[Chronique] Mégadisq – « Venus Is Red »

Rennes n’en finit plus de produire des météores sonores, et Mégadisq pourrait bien être l’un de ceux qui marqueront durablement le ciel pop-rock français. Deux ans seulement après leur formation, le trio composé de Hugo (chant, guitare), Nikita (basse, claviers) et Marius (batterie) livre avec « Venus Is Red « , sorti le 17 octobre chez Le Cèpe Records et Foudrage, un premier album aussi brillant que conceptuel, étoilé d’une pop qui vient d’ailleurs…

Une bande-son pour la fin du monde ou son recommencement.

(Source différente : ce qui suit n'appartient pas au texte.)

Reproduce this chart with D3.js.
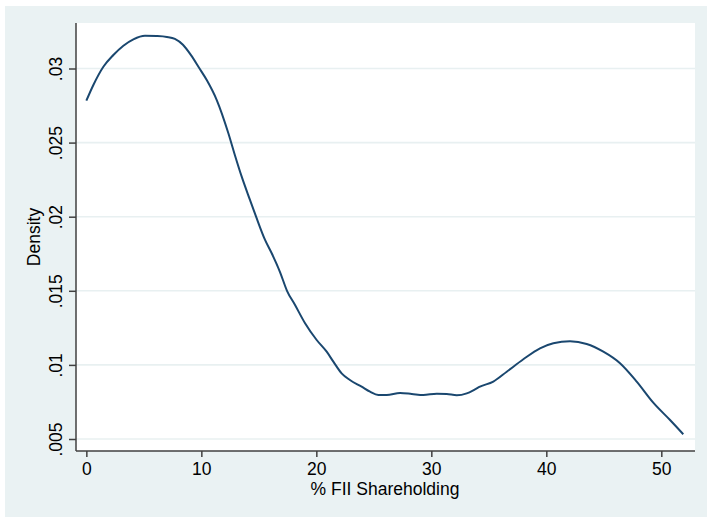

Après un premier EP, Minidisq, qui posait les bases d’un univers rétro-futuriste et volontiers ironique, « Venus Is Red » en prolonge la danse dans une œuvre mélodique, cinématique, à la croisée des influences de Bowie, Pond et Kate Bush. Mégadisq mêle ses références en les digérant avec agilité pour façonner une esthétique atypique, entre glam cosmique et désillusion postmoderne, comme si la pop de 1985 rencontrait la conscience écologique et métaphysique de 2025.

Les six titres de l’album se déploient comme les chapitres d’une même odyssée, oscillant entre le tragique intime et une science-fiction plus existentielle. La production, organique mais constellée d’électronique, évoque aussi bien Beck que Gorillaz, dessinant un monde où la batterie rencontre la boîte à rythmes et où la voix, souvent transformée, devient personnage à part entière.

Track by TrackI’ll Be the Spoon ouvre le disque sur un climat psychédélique. Ce morceau est une sorte de porte d’entrée hallucinée : le monde y semble figé, les objets respirent, et la voix d’Hugo flotte dans un rêve suspendu. Un début qui évoque Pond autant que les expérimentations de Tame Impala, mais avec cette touche mélancolique très frenchy.

Avec Still Learning to Be a Boy, le titre suivant, Mégadisq aborde le sujet délicat de la violence morale et le rôle des témoins, dans une ballade synthétique d’une justesse frappante. Le morceau séduit par son écriture chorale et sa pudeur dans un fragile équilibre entre culpabilité et compassion.

Strange Disorder fait basculer l’album dans son coté pop science-fiction à la kraftwerk. Sur une rythmique jungle et des nappes de synthés cosmiques, le trio imagine la Terre happée par un corps céleste. Le morceau dure le temps d’un souffle avant l’impact, une transe apocalyptique aussi brève qu’intense.

Every Friend Is a Drink marque le retour sur Terre, ou plutôt dans la nuit terrestre. Sous ses dehors dansants et ses riffs façon new wave 80’s, la chanson dissèque notre rapport au plaisir social et à la fuite en avant. C’est le single évident, mais aussi une critique subtile du “soir après soir” qui use les corps et les esprits.

House by the Garden offre le moment le plus émotionnel de l’album. En deux parties, pop lumineuse puis rock déchiré, le morceau raconte le deuil comme une boucle infinie. On pense à Arcade Fire ou à Radiohead période Amnesiac, mais là encore, Mégadisq impose sa grammaire propre : des ruptures, des contrastes, une sincérité sans emphase.

Enfin, Venus Is Red, titre éponyme et clôture logique, imagine un astronaute russe perdu sur la planète sœur. L’atmosphère y est électrique, saturée de sons d’arcade et de signaux d’alerte. Le morceau résume tout le propos du disque : l’isolement, la communication impossible, et cette beauté triste de vouloir encore prévenir les autres avant la fin.

Un premier album ambitieux et cohérent. « Venus Is Red » est de ces premiers albums qui semblent déjà raconter toute une trajectoire. On y sent la maturité d’un groupe qui sait où il va, sans renier la fraîcheur de ses débuts. La production est soignée, la narration fluide, et la cohérence thématique impressionnante pour un trio encore jeune. En filigrane, l’album parle du monde moderne : de ses burn-out, de ses solitudes, de son urgence écologique, mais avec élégance, sans manifeste, en misant sur la puissance évocatrice du son. Chez Mégadisq, le politique est poétique, et la fin du monde a la couleur chaude d’un coucher de soleil sur Vénus.